Filesystem config for 4k sector drive that reports 512 byte sectors [duplicate]

As I stated in my comments, as long as the actual filesystem on the partition has been set to use 4kb clusters and these clusters are aligned with with the drives 4kb sectors by ensuring that the sector start value of the partition is a multiple of 8 then the operating system itself will always write its data in 4kb clusters and thus always write to the drive in a 4kb sector block. This means you will never see the read-modify-write performance penalty.
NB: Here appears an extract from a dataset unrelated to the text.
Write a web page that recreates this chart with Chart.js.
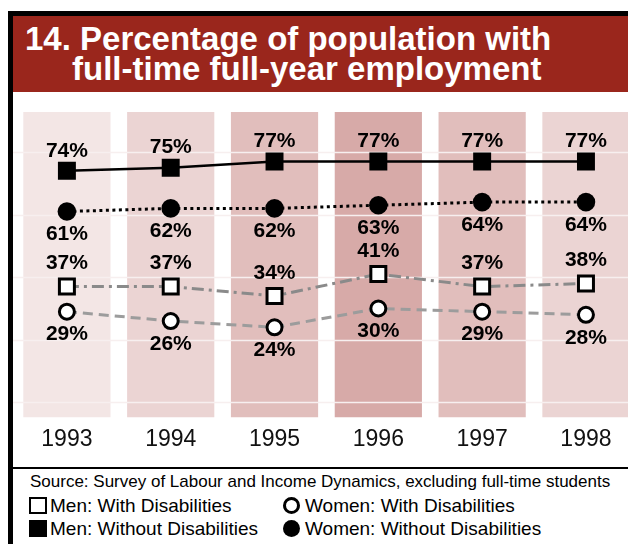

Western Digital tells you how to ensure that your partitions are 4kb aligned at http://wdc.custhelp.com/app/answers/detail/a_id/5655

The Linux partition editor: parted, has an alignment option to ensure that Advanced Format drives are correctly configured from version 2.1:

-a alignment-type, --align alignment-type

valid alignment types are:

     none              Aligns to 512 byte sector boundaries. 

     cylinder         Align partitions to cylinders. 

     minimal          Use minimum alignment: 4KB on AF drives 

     optimal          Use optimum alignment: 1MB boundaries  

The default from parted 2.2 is to align to 1MB boundaries - optimal. Use minimal or optimal for Advanced Format drives. For example if your drive is sda:

parted -a optimal /dev/sda

will ensure that parted creates partitions on 1 MB boundaries.